LONDON — Though Queen Elizabeth II’s current wardrobe consists mainly of ballgowns and suits, it once included a battle dress complete with an olive green woolen scarf, necktie and stockings. The uniform — worn during her stint as a junior commander of the Auxiliary Territorial Service, Britain’s women’s army, during World War II — and 11 other outfits are included in “The Queen’s Working Wardrobe: Memories of Royal Occasions 1945-1972,” which opened at Kensington Palace on Friday and runs for a year.

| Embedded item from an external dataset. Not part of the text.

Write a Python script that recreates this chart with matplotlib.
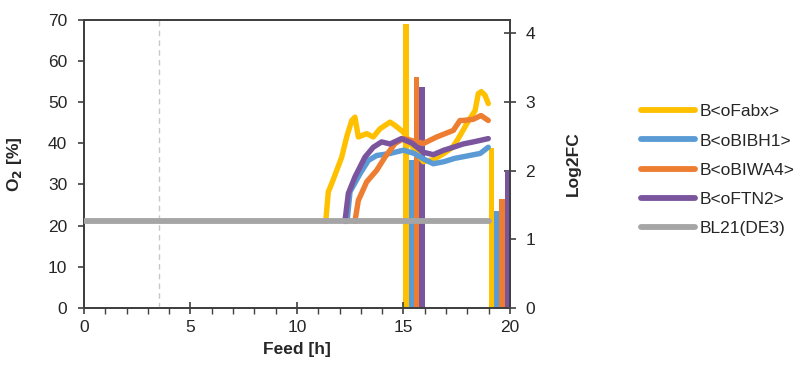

The clothes, which were in storage at Buckingham Palace, are from various official and unofficial occasions and are displayed alongside related photos, newspaper clippings and memorabilia. There’s even a copy of the motor vehicle maintenance exam that an 18-year-old Princess Elizabeth took when she joined the ATS. “It’s the 60th anniversary of D-Day, which is why we wanted this show to start with her battle dress,” says curator Deirdre Murphy during a walk-through. “We really wanted to trigger memories in people and remind them of the early part of her career.”

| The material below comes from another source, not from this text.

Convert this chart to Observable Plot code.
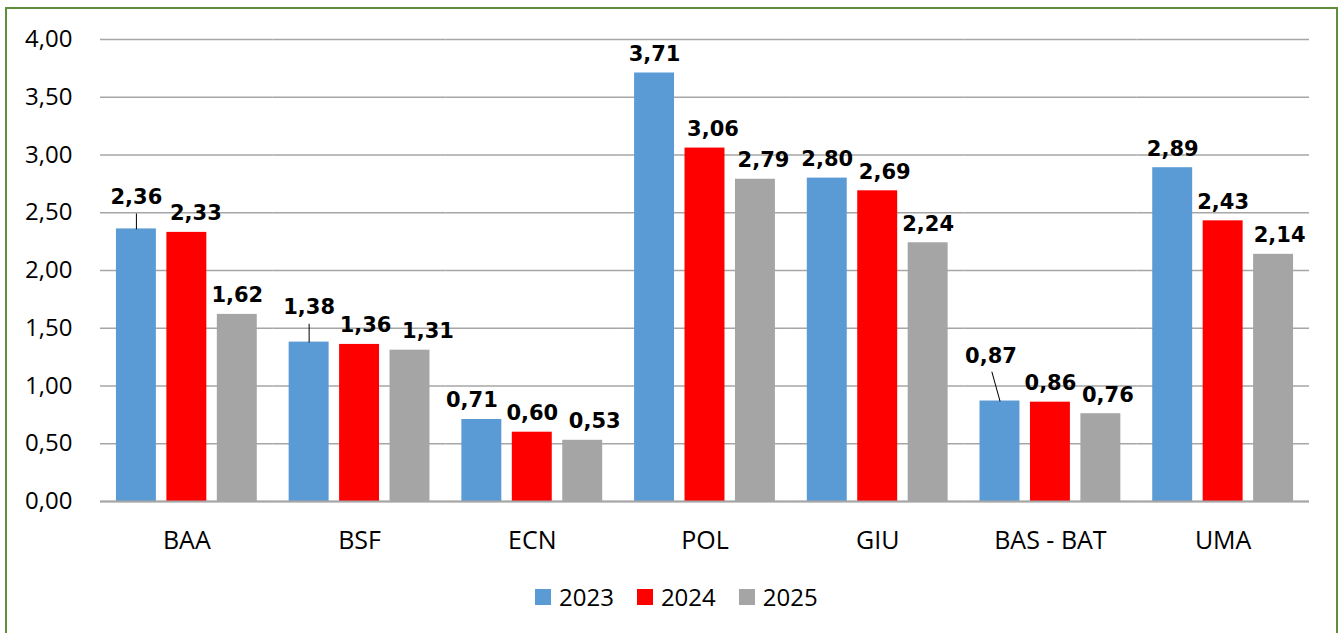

Beginning with the princess’ military duds, the show quickly moves into more glamorous territory. There is an off-the-shoulder black velvet evening dress by the late royal couturier Norman Hartnell that the Queen wore to a special performance of the 1956 film “The Battle of the River Plate” in Leicester Square. On the red carpet, Queen Elizabeth greeted guests including Brigitte Bardot, Victor Mature and Marilyn Monroe, who is pictured curtsying to the Queen wearing platform shoes.

Other evening gowns reflect her sense of duty. There’s a frothy gray silk organdy dress by the late Hardy Amies (another of her longtime dressmakers) embroidered with mayflowers, an emblem of Nova Scotia. The Queen wore it to a banquet in Halifax during a tour of Canada in 1959.

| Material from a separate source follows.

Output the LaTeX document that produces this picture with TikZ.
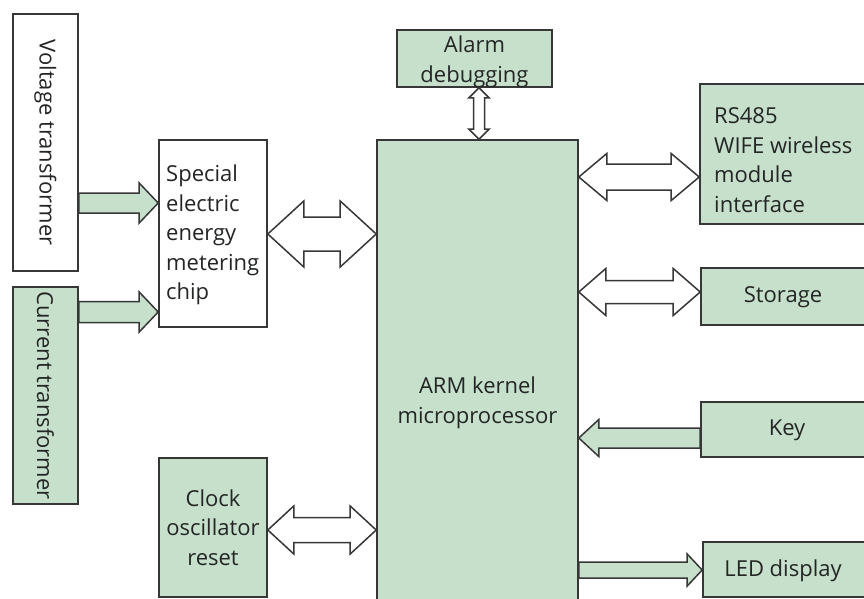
\documentclass[tikz,border=0pt]{standalone}
\usepackage{fontspec}
\setmainfont{Open Sans}
\usetikzlibrary{calc}
\definecolor{gfill}{RGB}{198,224,204}
\definecolor{lc}{RGB}{55,55,55}
\definecolor{tc}{RGB}{35,38,36}
% horizontal double arrow: #1 style, #2 left tip, #3 right tip, #4 head length, #5 head half-width, #6 body half-width
\newcommand{\DblH}[6]{\draw[#1] (#2) -- ++(#4,-#5) -- ++(0,#5-#6) -- ($(#3)+(-#4,-#6)$) -- ++(0,#6-#5) -- (#3) -- ++(-#4,#5) -- ++(0,#6-#5) -- ($(#2)+(#4,#6)$) -- ++(0,#5-#6) -- cycle;}
% vertical double arrow: #2 top tip, #3 bottom tip
\newcommand{\DblV}[6]{\draw[#1] (#2) -- ++(#5,#4) -- ++(#6-#5,0) -- ($(#3)+(#6,-#4)$) -- ++(#5-#6,0) -- (#3) -- ++(-#5,-#4) -- ++(#5-#6,0) -- ($(#2)+(-#6,#4)$) -- ++(#6-#5,0) -- cycle;}
% single arrow pointing right: #2 tail, #3 tip
\newcommand{\SglR}[6]{\draw[#1] ($(#2)+(0,-#6)$) -- ($(#3)+(-#4,-#6)$) -- ++(0,#6-#5) -- (#3) -- ++(-#4,#5) -- ++(0,#6-#5) -- ($(#2)+(0,#6)$) -- cycle;}
% single arrow pointing left: #2 tail, #3 tip
\newcommand{\SglL}[6]{\draw[#1] ($(#2)+(0,-#6)$) -- ($(#3)+(#4,-#6)$) -- ++(0,#6-#5) -- (#3) -- ++(#4,#5) -- ++(0,#6-#5) -- ($(#2)+(0,#6)$) -- cycle;}
\begin{document}
\begin{tikzpicture}[x=1pt,y=-1pt,
  blk/.style={draw=lc,line width=1.6pt,inner sep=0pt},
  gblk/.style={blk,fill=gfill},
  wblk/.style={blk,fill=white},
  txt/.style={text=tc,font=\fontsize{22}{29.5}\selectfont,inner sep=0pt},
  warrow/.style={draw=lc,line width=1.5pt,fill=white},
  garrow/.style={draw=lc,line width=1.5pt,fill=gfill}]
\useasboundingbox (0,0) rectangle (864,599);
\fill[white] (0,0) rectangle (864,599);

% boxes
\node[wblk,minimum width=65pt,minimum height=257pt] (volt) at (45.5,142.5) {};
\node[txt,rotate=-90] (volttxt) at (volt.center) {Voltage transformer};
\node[gblk,minimum width=65pt,minimum height=217pt] (curr) at (45.5,395.5) {};
\node[txt,rotate=-90] (currtxt) at (curr.center) {Current transformer};

\node[wblk,minimum width=108pt,minimum height=187pt] (chip) at (213,233.5) {};
\node[txt,align=left,anchor=west] (chiptxt) at (166,235) {Special\\electric\\energy\\metering\\chip};

\node[gblk,minimum width=108pt,minimum height=139pt] (clock) at (213,527.5) {};
\node[txt,align=center] (clocktxt) at (clock.center) {Clock\\oscillator\\reset};

\node[gblk,minimum width=201pt,minimum height=464pt] (arm) at (477.5,372) {};
\node[txt,align=center] (armtxt) at (477.5,403) {ARM kernel\\microprocessor};

\node[gblk,minimum width=155pt,minimum height=57pt] (alarm) at (474.5,58.5) {};
\node[txt,align=center] (alarmtxt) at (474.5,62) {Alarm\\debugging};

\node[gblk,minimum width=168pt,minimum height=140pt] (rs) at (784,154) {};
\node[txt,align=left,anchor=west] (rstxt) at (714,160) {RS485\\WIFE wireless\\module\\interface};

\node[gblk,minimum width=166pt,minimum height=57pt] (stor) at (784,296.5) {};
\node[txt] (stortxt) at (783,297) {Storage};

\node[gblk,minimum width=166pt,minimum height=55pt] (key) at (784,429.5) {};
\node[txt] (keytxt) at (787,430) {Key};

\node[gblk,minimum width=164pt,minimum height=55pt] (led) at (785,569.5) {};
\node[txt] (ledtxt) at (783,571) {LED display};

% connector end points
\coordinate (v1) at (volt.east |- 0,203);
\coordinate (v2) at (chip.west |- 0,203);
\coordinate (c1) at (curr.east |- 0,312);
\coordinate (c2) at (chip.west |- 0,312);
\coordinate (ca1) at (chip.east |- 0,234);
\coordinate (ca2) at (arm.west |- 0,234);
\coordinate (k1) at (clock.east |- 0,530);
\coordinate (k2) at (arm.west |- 0,530);
\coordinate (al1) at (alarm.south -| 479,0);
\coordinate (al2) at (arm.north -| 479,0);
\coordinate (r1) at (arm.east |- 0,177);
\coordinate (r2) at (rs.west |- 0,177);
\coordinate (s1) at (arm.east |- 0,292);
\coordinate (s2) at (stor.west |- 0,292);
\coordinate (y1) at (key.west |- 0,438);
\coordinate (y2) at (arm.east |- 0,438);
\coordinate (l1) at (arm.east |- 0,570);
\coordinate (l2) at (led.west |- 0,570);

% connectors
\SglR{garrow}{v1}{v2}{19}{20}{10}
\SglR{garrow}{c1}{c2}{19}{20}{10.5}
\DblH{warrow}{ca1}{ca2}{36}{33}{17}
\DblH{warrow}{k1}{k2}{26}{24}{12.5}
\DblV{warrow}{al1}{al2}{10}{10}{5.5}
\DblH{warrow}{r1}{r2}{28}{23.5}{13}
\DblH{warrow}{s1}{s2}{27}{23.5}{11.5}
\SglL{garrow}{y1}{y2}{20}{18.5}{10}
\SglR{garrow}{l1}{l2}{15}{16}{8}
\end{tikzpicture}
\end{document}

Symbolism also spills into daywear. To events with disabled ex-servicemen, the Queen wore a wool skirt suit accented by a collar the color of poppies, the flower used to remember veterans. For her meeting with Pope John XXIII in 1961, she chose a long, black, lace dress and veil. It was the first Vatican visit by a reigning British sovereign since the Queen’s grandfather King George V made the trip in 1923.

This story first appeared in the July 27, 2004 issue of WWD. Subscribe Today.

And what would any royal fashion exhibition be without that quintessential off-duty uniform? At the end of the show, visitors can cast their eyes over the Queen’s riding boots, jodhpurs, hacking jacket and — her signature accessory — silk Hermès head scarves.